Avec 1 650 mégawatts de puissance nominale, l'EPR de Flamanville, sous son dôme de béton de 50 mètres de diamètre, est le plus puissant réacteur du parc nucléaire français (qui en compte 57, derrière les USA et la Chine, la France tirant plus de 60% de son électricité du nucléaire).

Des difficultés en pagaille

Mais sa construction aura duré 17 ans, un chantier émaillé d'épreuves: fissures dans le béton de la dalle, anomalies dans l'acier de la cuve, défauts de soudure sur les traversées de l'enceinte de confinement...

Les raisons: perte de compétences dans la filière nucléaire, estimations initiales irréalistes... La Cour des Comptes a aussi relevé "un défaut d'organisation du suivi par EDF" et un "manque de vigilance des autorités de tutelle".

En Chine et en Finlande, trois autres EPR ont été construits et mis en service, avec plus ou moins de difficultés.

Aujourd'hui, EDF explique travailler sur une version "optimisée" dite "EPR2", "plus simple à construire", bénéficiant d'un effet de série (construction par paires), de préfabrication en usine, et "conçue de façon numérisée".

Et une ambition : la relance avec des « EPR 2 »

Le président Emmanuel Macron a annoncé en 2022 la relance de l'atome civil sur le territoire, après plusieurs années de hiatus, avec la commande à EDF de six EPR2 et une option pour huit supplémentaires. Une mise en service est espérée à l'horizon 2035 pour la première paire en Normandie.

L'entreprise publique discute aussi avec les Pays-Bas, la Pologne, la Finlande, la Suède... au moment où le nucléaire bénéficie d'un regain d'intérêt sur fond d'impératif climatique et de recherche d'une plus grande indépendance vis-à-vis à de la Russie, premier exportateur de centrales.

La République tchèque, à qui EDF proposait un EPR 1200 (moyenne puissance), a cependant préféré le sud-coréen Kepco.

Un coup dur pour l'électricien, qui table sur la construction de "1 voir 1,5" réacteur par an en Europe afin de trouver un "effet de massification pour améliorer la compétitivité", annonçait il y a un an Luc Rémont, PDG d'un groupe lourdement endetté.

A Flamanville, les retards ont fait quadrupler la facture. A Hinkley Point (Angleterre), où EDF construit deux EPR, le groupe annonçait en janvier un possible retard de six ans et un quasi-doublement du coût. En France, la facture provisoire des six EPR2 annoncés aurait déjà augmenté de 30% (à 67,4 milliards), selon le journal Les Echos.

Débats

En attendant, le débat public sur les deux futurs EPR2 de Penly (Seine-Marime) s'est tenu en 2022-23 et un autre est en cours pour Gravelines (Nord). Bugey (Ain) accueillera la 3e paire.

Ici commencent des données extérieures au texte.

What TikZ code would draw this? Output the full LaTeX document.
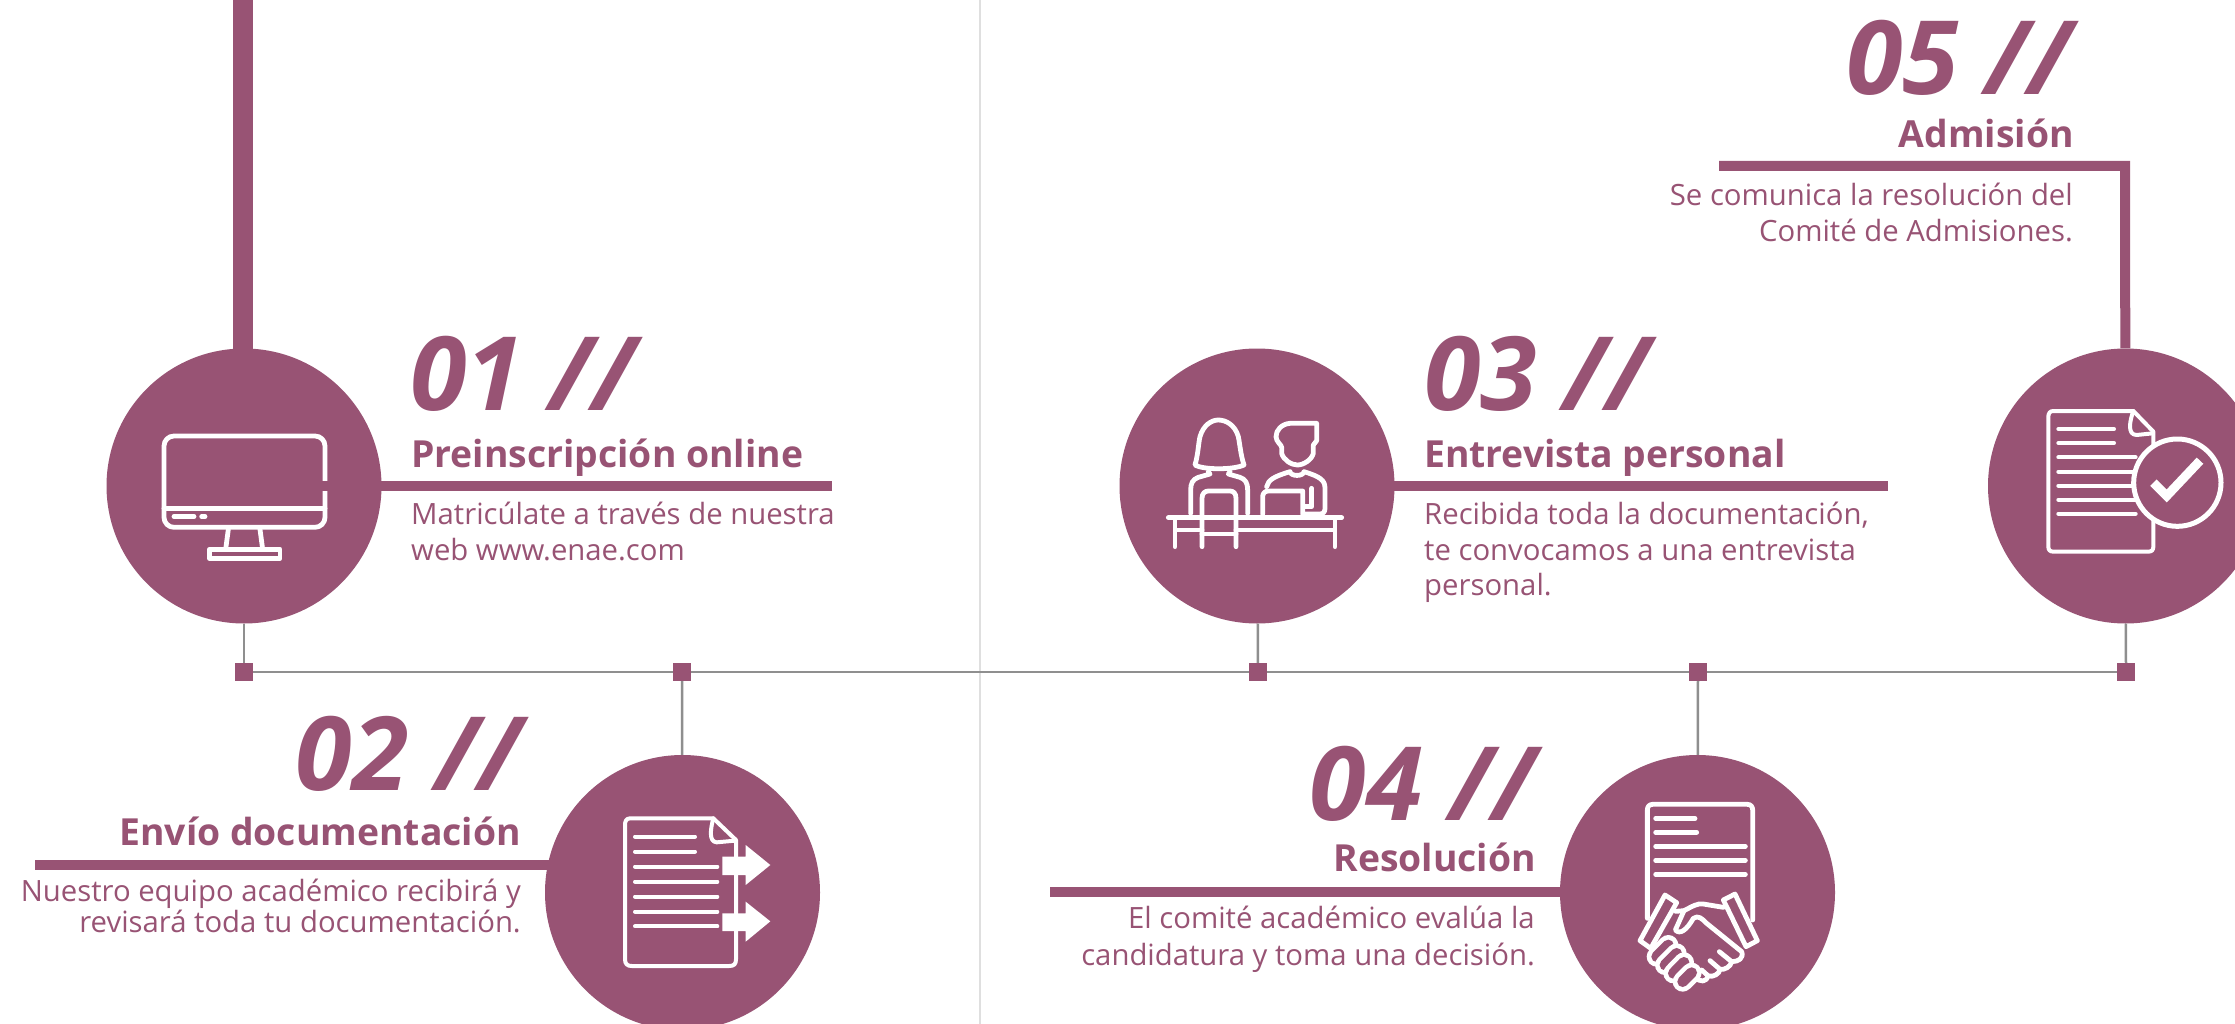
\documentclass[tikz,border=0pt]{standalone}
\usepackage{fontspec}
\setmainfont{Open Sans}
\definecolor{plum}{HTML}{985374}
\definecolor{greyl}{HTML}{8F8F8F}
\newcommand{\bodyfont}[1]{\fontsize{29.3}{#1}\selectfont}
\begin{document}
\begin{tikzpicture}[x=1pt,y=-1pt,
 disc/.style={circle,fill=plum,minimum size=275,inner sep=0,draw=none},
 sq/.style={rectangle,fill=plum,minimum size=18,inner sep=0},
 num/.style={font=\fontsize{102.5}{105}\selectfont\bfseries\itshape,text=plum,inner sep=0},
 ttl/.style={font=\fontsize{37.3}{40}\selectfont\bfseries,text=plum,inner sep=0},
 txt/.style={text=plum,inner sep=0,align=left},
 txr/.style={txt,align=right},
 bar/.style={plum,line width=10},
 thin/.style={greyl,line width=2.5},
 ic/.style={white,line width=4.8,line join=round,line cap=round},
 zm/.style={xscale=1/3,yscale=1/3}]
\useasboundingbox (0,0) rectangle (2235,1024);
\fill[white] (0,0) rectangle (2235,1024);
\draw[gray!25,line width=1.5] (980,0) -- (980,1024);
\coordinate (v1) at (243,0);
\coordinate (v1e) at (243,360);
\coordinate (b1) at (322,486);
\coordinate (h1) at (832,486);
\coordinate (b3) at (1380,486);
\coordinate (h3) at (1888,486);
\coordinate (h2) at (35,865);
\coordinate (b2) at (560,865);
\coordinate (h4) at (1050,892);
\coordinate (b4) at (1570,892);
\coordinate (h5) at (1719,166);
\coordinate (c5) at (2125,166);
\node[sq] (s1) at (244,672) {};
\node[sq] (s2) at (682,672) {};
\node[sq] (s3) at (1258,672) {};
\node[sq] (s4) at (1698,672) {};
\node[sq] (s5) at (2126,672) {};
\draw[thin] (s1) -- (s2) -- (s3) -- (s4) -- (s5);
\node[disc] (d1) at (244,486) {};
\node[disc] (d2) at (682.5,892.5) {};
\node[disc] (d3) at (1257,486) {};
\node[disc] (d4) at (1697.5,892.5) {};
\node[disc] (d5) at (2125.5,486) {};
\draw[thin] (d1) -- (s1);
\draw[thin] (d3) -- (s3);
\draw[thin] (d5) -- (s5);
\draw[thin] (s2) -- (d2);
\draw[thin] (s4) -- (d4);
\draw[plum,line width=20.5] (v1) -- (v1e);
% texts
\node[num,anchor=base west] (n1) at (410,410) {01 //};
\node[ttl,anchor=base west] (t1) at (411,467) {Preinscripción online};
\node[txt,font=\bodyfont{35.6},anchor=north west] (p1) at (411,502) {Matricúlate a través de nuestra\\web www.enae.com};
\node[num,anchor=base east] (n2) at (522,790) {02 //};
\node[ttl,anchor=base east] (t2) at (521,845) {Envío documentación};
\node[txr,font=\bodyfont{27.5},anchor=north east] (p2) at (521,879) {Nuestro equipo académico recibirá y\\revisará toda tu documentación.};
\node[num,anchor=base west] (n3) at (1424,410) {03 //};
\node[ttl,anchor=base west] (t3) at (1424,467) {Entrevista personal};
\node[txt,font=\bodyfont{35.6},anchor=north west] (p3) at (1424,502) {Recibida toda la documentación,\\te convocamos a una entrevista\\personal.};
\node[num,anchor=base east] (n4) at (1536,820) {04 //};
\node[ttl,anchor=base east] (t4) at (1536,871) {Resolución};
\node[txr,font=\bodyfont{37},anchor=north east] (p4) at (1535,906) {El comité académico evalúa la\\candidatura y toma una decisión.};
\node[num,anchor=base east] (n5) at (2072,95) {05 //};
\node[ttl,anchor=base east] (t5) at (2074,148) {Admisión};
\node[txr,font=\bodyfont{35.6},anchor=north east] (p5) at (2073,183) {Se comunica la resolución del\\Comité de Admisiones.};
% icon 1: monitor
\begin{scope}[ic,shift={(80,320)},zm]
\draw[rounded corners=10] (252,348) rectangle (735,622);
\draw (252,565) -- (735,565);
\draw (282,590) -- (342,590) (365,590) -- (375,590);
\draw (445,628) -- (437,688) (540,628) -- (548,688);
\draw (388,688) rectangle (600,715);
\end{scope}
% connector bars over the icon edge
\draw[bar] (b1) -- (h1);
\draw[bar] (b3) -- (h3);
\draw[bar] (b2) -- (h2);
\draw[bar] (b4) -- (h4);
\draw[bar] (h5) -- (c5) -- (d5);
% icon 2: document with arrows
\begin{scope}[ic,shift={(540,750)},zm,line width=4]
\draw (520,205) -- (270,205) .. controls (258,205) and (255,215) .. (255,225) -- (255,628) .. controls (255,642) and (262,648) .. (275,648) -- (568,648) .. controls (582,648) and (588,642) .. (588,628) -- (588,270) -- cycle;
\draw (520,205) .. controls (512,235) and (505,275) .. (530,277) -- (585,272);
\foreach \y/\e in {260/465,305/465,350/532,395/532,440/532,485/532,529/532}{\draw (285,\y) -- (\e,\y);}
\fill[white,draw=none] (547,320) -- (617,320) -- (617,285) -- (691,345) -- (617,405) -- (617,375) -- (547,375) -- cycle;
\fill[white,draw=none] (547,490) -- (617,490) -- (617,455) -- (691,514) -- (617,575) -- (617,543) -- (547,543) -- cycle;
\end{scope}
% icon 3: two people at a table
\begin{scope}[ic,shift={(1100,330)},zm]
\draw (285,405) .. controls (295,370) and (295,340) .. (300,320) .. controls (310,285) and (335,270) .. (355,270) .. controls (378,270) and (405,285) .. (415,320) .. controls (420,345) and (422,375) .. (432,405) .. controls (400,420) and (310,420) .. (285,405) -- cycle;
\draw (325,425) -- (330,432) -- (295,442) .. controls (278,448) and (272,460) .. (272,480) -- (272,550);
\draw (390,425) -- (385,432) -- (420,442) .. controls (437,448) and (443,460) .. (443,480) -- (443,550);
\draw (306,650) -- (306,505) .. controls (306,490) and (315,483) .. (325,483) -- (390,483) .. controls (400,483) and (408,490) .. (408,505) -- (408,650);
\draw (306,612) -- (408,612);
\draw (205,563) -- (725,563);
\draw (230,600) -- (306,600) (408,600) -- (700,600);
\draw (225,565) -- (225,650) (705,565) -- (705,650);
\draw (650,280) -- (570,280) .. controls (545,282) and (528,300) .. (528,320) .. controls (528,335) and (545,345) .. (545,352) -- (545,370) .. controls (550,390) and (575,405) .. (592,405) .. controls (610,405) and (635,390) .. (640,370) -- (640,345) -- (650,332) -- cycle;
\draw (500,470) .. controls (505,450) and (520,440) .. (570,425) .. controls (572,440) and (610,440) .. (612,425) .. controls (660,440) and (675,450) .. (675,475) -- (675,535) .. controls (675,545) and (670,552) .. (660,552) -- (612,552);
\draw (488,552) -- (488,500) .. controls (488,490) and (495,483) .. (505,483) -- (608,483) -- (608,552);
\draw (635,475) -- (635,530) -- (612,530);
\end{scope}
% icon 4: document and handshake
\begin{scope}[ic,shift={(1560,750)},zm]
\draw (262,505) -- (262,180) .. controls (262,170) and (268,163) .. (278,163) -- (562,163) .. controls (572,163) and (578,170) .. (578,180) -- (578,510);
\foreach \y/\e in {205/405,247/410,289/556,331/556,373/556}{\draw (287,\y) -- (\e,\y);}
\draw (315,435) -- (350,458) -- (272,595) -- (240,572) -- cycle;
\draw (490,450) -- (525,432) -- (592,572) -- (558,590) -- cycle;
\draw (347,484) -- (372,482) .. controls (395,470) and (415,458) .. (430,462) -- (490,472);
\draw (372,482) -- (346,540) .. controls (360,555) and (380,540) .. (400,505) .. controls (415,495) and (425,505) .. (440,520) -- (545,605) .. controls (552,625) and (535,635) .. (515,635) .. controls (512,650) and (495,660) .. (480,658) .. controls (478,672) and (460,682) .. (445,678) .. controls (440,695) and (420,700) .. (405,680);
\draw (515,635) -- (478,605) (480,658) -- (450,632) (445,678) -- (425,660);
\foreach \a/\b/\c/\d in {290/620/325/585,315/645/350/610,340/670/372/637,368/695/395/668}{
  \draw[line width=20,line cap=round] (\a,\b) -- (\c,\d);
  \draw[plum,line width=10.8,line cap=round] (\a,\b) -- (\c,\d);}
\end{scope}
% icon 5: document with check mark
\begin{scope}[ic,shift={(1970,340)},zm,line width=4]
\draw (490,213) -- (250,213) .. controls (240,213) and (235,220) .. (235,230) -- (235,620) .. controls (235,630) and (240,635) .. (250,635) -- (535,635) .. controls (545,635) and (550,630) .. (550,620) -- (550,275) -- cycle;
\draw (490,213) .. controls (480,240) and (470,285) .. (500,285) -- (548,280);
\foreach \y/\e in {267/432,309/432,352/497,395/497,437/497,479/497,521/497}{\draw (265,\y) -- (\e,\y);}
\draw[line width=5,fill=plum] (622,428) circle[radius=131];
\draw[line width=9,line cap=butt,line join=miter] (550,428) -- (590,468) -- (690,362);
\end{scope}
\end{tikzpicture}
\end{document}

Calendrier, conception, coût, emploi... "On a essayé d'imaginer tous les sujets", a expliqué Luc Marin, président du débat de Gravelines, citant aussi "des inquiétudes sur le risque nucléaire, la radioactivité, les déchets (...) plus largement sur l'environnement".

Enfin, pour compléter ce déploiement, la France, comme d'autres, voudrait se doter de "petits réacteurs modulaires" (SMR), destinés à électrifier des sites industriels ou produire de la chaleur.

Ces équipements sont pour certains des versions réduites des réacteurs à eau pressurisée, mais nombre sont encore au stade du démonstrateur. EDF a annoncé cet été revoir les plans de son projet Nuward pour travailler à un autre design.